A lot of people felt like I did. A lot of people felt that some well-heeled KA getting expelled would be good for the community, but it didn’t happen that way.
When I mentioned earlier that there was always one person at the center of Kiese getting in trouble, they asked him to go to the library and get them a book from the campus library, knowing that (like a lot of students) he no longer had lending privileges because he owed late fees, and knowing that he was on pretty severe probation, and knowing there was a great big security camera on the egress point of the library, and knowing that they still had active lending privileges at the library and it was every bit as inconvenient for them to get the book that it was for him, but he did it anyway. Men are like that.

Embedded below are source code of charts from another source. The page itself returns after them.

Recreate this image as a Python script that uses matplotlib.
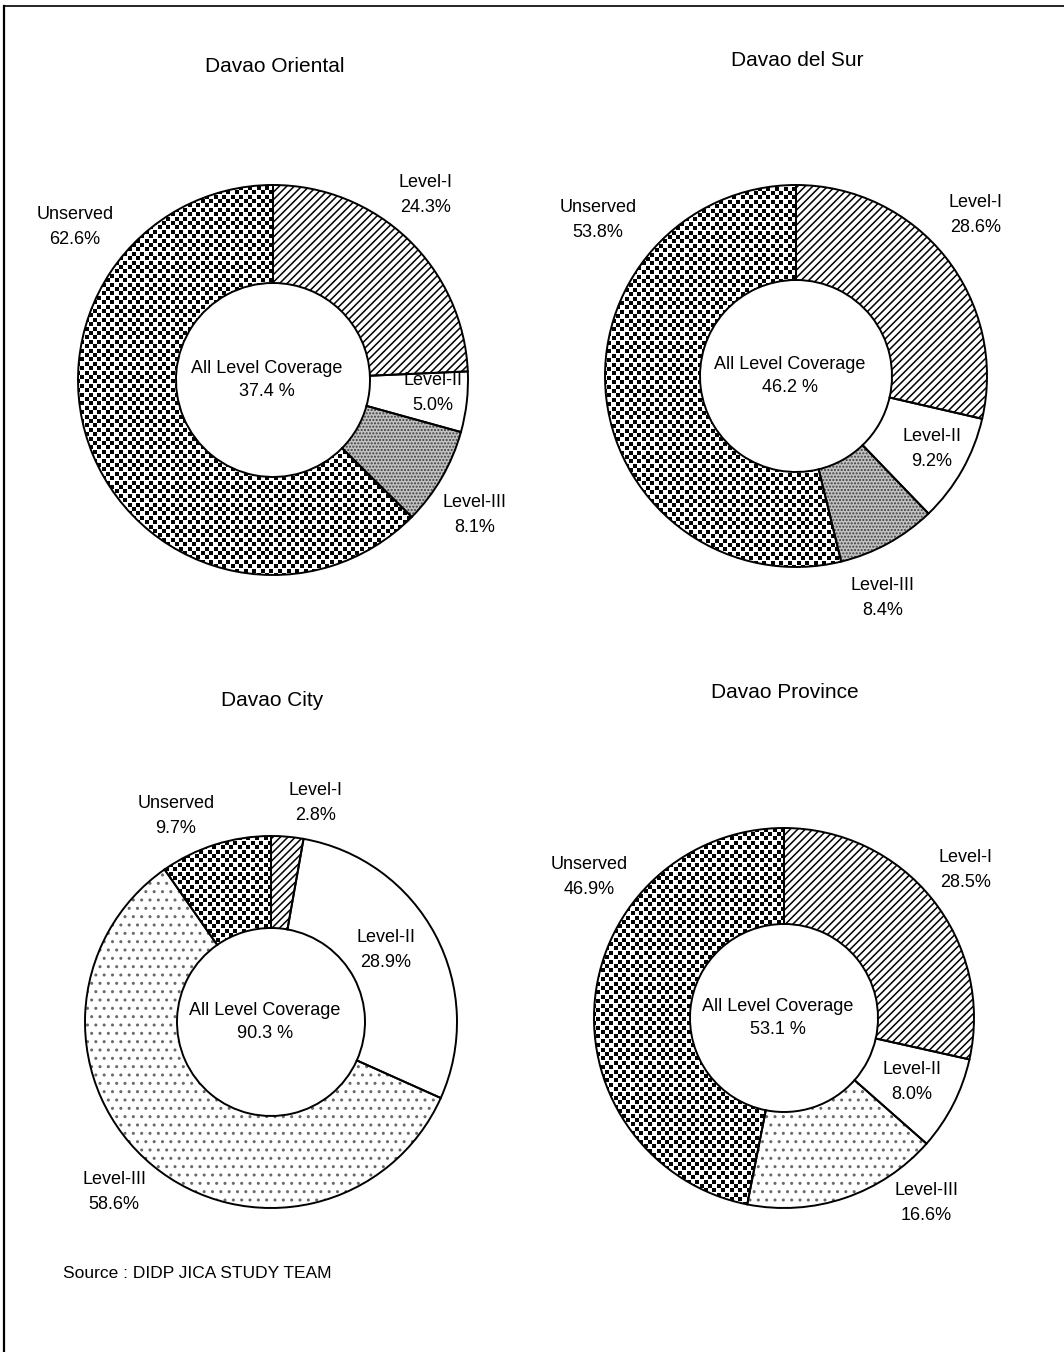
import matplotlib
matplotlib.use('Agg')
import matplotlib.pyplot as plt
import numpy as np
from matplotlib.lines import Line2D
from matplotlib.collections import LineCollection

# ---- water supply coverage by level (%) ----
provinces = ['Davao Oriental', 'Davao del Sur', 'Davao City', 'Davao Province']
levels = ['Level-I', 'Level-II', 'Level-III', 'Unserved']
level_1 = [24.3, 28.6, 2.8, 28.5]
level_2 = [5.0, 9.2, 28.9, 8.0]
level_3 = [8.1, 8.4, 58.6, 16.6]
unserved = [62.6, 53.8, 9.7, 46.9]

W, H = 1064, 1352

# ---- layout in pixels (y measured from top) ----
centers = [(273, 380), (796, 376), (271, 1022), (784, 1018)]
outer_r = [195, 191, 186, 190]
inner_r = [97, 96, 94, 94]
title_pos = [(275, 66), (797, 60), (272, 700), (785, 693)]
label_pos = [
    [(426, 195), (433, 393), (475, 515), (75, 227)],
    [(976, 215), (932, 449), (883, 598), (598, 220)],
    [(316, 803), (386, 950), (114, 1192), (176, 816)],
    [(966, 870), (912, 1082), (926, 1203), (589, 877)],
]

sans = ['Liberation Sans', 'DejaVu Sans']

fig = plt.figure(figsize=(W / 100, H / 100), dpi=100, facecolor='white')
ax = fig.add_axes([0, 0, 1, 1])


def diagonal_lines(wedge, cx, cy, r, step=7.5):
    # '/' shading drawn as clipped line segments
    offs = np.arange(-2 * r, 2 * r, step)
    segs = [[(cx - r, cy - r + o), (cx + r, cy + r + o)] for o in offs]
    lc = LineCollection(segs, colors='black', linewidths=1.1)
    ax.add_collection(lc)
    lc.set_clip_path(wedge)


def dot_screen(wedge, cx, cy, r, dx=8.6, dy=4.4, size=6.5):
    # staggered black dots (coarse screen)
    pts = []
    for k, y in enumerate(np.arange(cy - r, cy + r, dy)):
        shift = dx / 2 if k % 2 else 0.0
        for x in np.arange(cx - r + shift, cx + r, dx):
            pts.append((x, y))
    pts = np.array(pts)
    sc = ax.scatter(pts[:, 0], pts[:, 1], s=size, marker='s', c='black',
                    linewidths=0)
    sc.set_clip_path(wedge)


for i, name in enumerate(provinces):
    vals = [level_1[i], level_2[i], level_3[i], unserved[i]]
    cx, cy = centers[i]
    cy = H - cy
    r = outer_r[i]
    ring = r - inner_r[i]
    wedges, _ = ax.pie(vals, center=(cx, cy), radius=r, startangle=90,
                       counterclock=False, frame=True,
                       wedgeprops=dict(width=ring, linewidth=0))
    w1, w2, w3, w4 = wedges
    w1.set(facecolor='white')
    w2.set(facecolor='white')
    w4.set(facecolor='white')
    if i < 2:
        w3.set(facecolor='#c2c2c2', edgecolor='#3c3c3c', hatch='.....')
    else:
        w3.set(facecolor='white', edgecolor='#6a6a6a', hatch='..')
    diagonal_lines(w1, cx, cy, r)
    dot_screen(w4, cx, cy, r)

    # outlines on top of the textures
    ax.pie(vals, center=(cx, cy), radius=r, startangle=90,
           counterclock=False, frame=True,
           wedgeprops=dict(width=ring, fill=False, edgecolor='black',
                           linewidth=1.4))

    tx, ty = title_pos[i]
    ax.text(tx, H - ty, name, ha='center', va='center', fontsize=15,
            family=sans)

    total = level_1[i] + level_2[i] + level_3[i]
    ax.text(cx - 6, cy, 'All Level Coverage\n%.1f %%' % total,
            ha='center', va='center', fontsize=13, family=sans,
            linespacing=1.45)

    for lab, v, (lx, ly) in zip(levels, vals, label_pos[i]):
        ax.text(lx, H - ly, '%s\n%.1f%%' % (lab, v), ha='center',
                va='center', fontsize=13, family=sans, linespacing=1.55)

ax.text(63, H - 1273, 'Source : DIDP JICA STUDY TEAM', ha='left',
        va='center', fontsize=12.5, family=sans)

ax.set_xlim(0, W)
ax.set_ylim(0, H)
ax.set_aspect('auto')
ax.axis('off')

# page frame (top and left edges)
fig.add_artist(Line2D([4 / W, 1], [1 - 6 / H, 1 - 6 / H], color='black',
                      linewidth=1.2))
fig.add_artist(Line2D([4 / W, 4 / W], [0, 1 - 6 / H], color='black',
                      linewidth=1.6))

fig.savefig('out.png', dpi=100, facecolor='white')
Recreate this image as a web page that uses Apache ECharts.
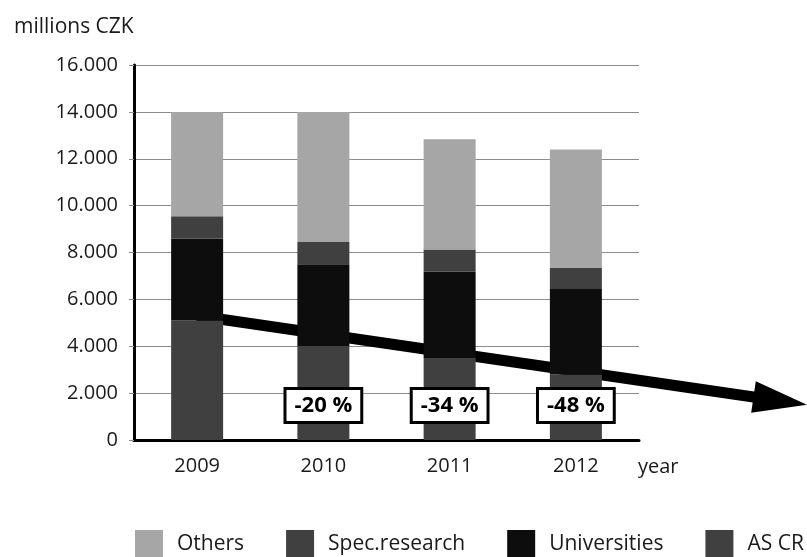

Kiese was expelled for “stealing” a library book, which was all caught on video. He professed that he had every intention of returning the book, which he probably did, but the video of him tossing the book off the third-floor railing so he could retrieve it from the basement without setting off the department-store-like book theft alarm, he looked pretty guilty, and pretty funny, if I’m honest. So much stealth and planning just because a girl asked him to get her a book.
I don’t know the details, but Chokwe Lumumba represented Kiese. He tried to get bigger names in the civil rights community to pick up the case, but it never really came to fruition. Lumumba was from Detroit, where, in 1969, he joined the Republic of New Afrika, a communist organization that sought to redistribute the wealth and property of the Deep South to become an independent black state with the slogan “Free The Land.”
In 1971, Lumumba was involved in an armed conflict between the Jackson Police and the Republic of New Afrika. Two members of the Millsaps Security team had been members of the Jackson Police when this happened, including the Head of Security. They were very uncomfortable with him walking around campus, saying he had a reputation for always being armed.
Ultimately, the conflict over Kiese never became the big deal people thought it should be. I noticed, and even wrote, that nobody seemed to ask him what he thought, but since expelled students aren’t allowed back on campus, it never happened.
I told Dr. Harmon that I would join the staff of the Purple and White, the school paper where all this conflict began, with the promise to keep things calm. He said that’d be fine, but the P&W had spent twice their budget and wouldn’t be printing any more papers for at least a year. He was telling the truth. Printing color editions and paying an ever-expanding staff, the school paper was deep, deep in the red.
The next year, a young ROTC student became the Purple and White editor. I was still acting as Harmon’s inside man, which everybody knew. Being super obvious about it was part of my plan to keep things quiet for a while.
The white boys, including the Governor, graduated quietly. Kiese went on to another school. Lumumba ran for mayor after getting disbarred for six months and won, but he didn’t live very long. We had a number of conversations through the years, including ones where I asked if he was still a separatist and still a communist. His views had mellowed since the early days, but he was still deeply interested in the extraordinarily high rates of black incarceration in Mississippi.
Kiese’s book “Heavy” caused a sensation. Tate Reeves became governor. George Harmon, then Bill Goodman, died. I have no idea what became of the woman at the beginning of the story. Sometimes, it doesn’t matter.
Kiese’s too young to be having the kind of health problems he’s having. Going in for a consult on a double hip replacement and finding out you have cancer is not a very Christian way to end the day. I hope this ends well for him. There should be another five or six books in him. As for the people he fought with, I never much kept up with what happened to them. I never much cared.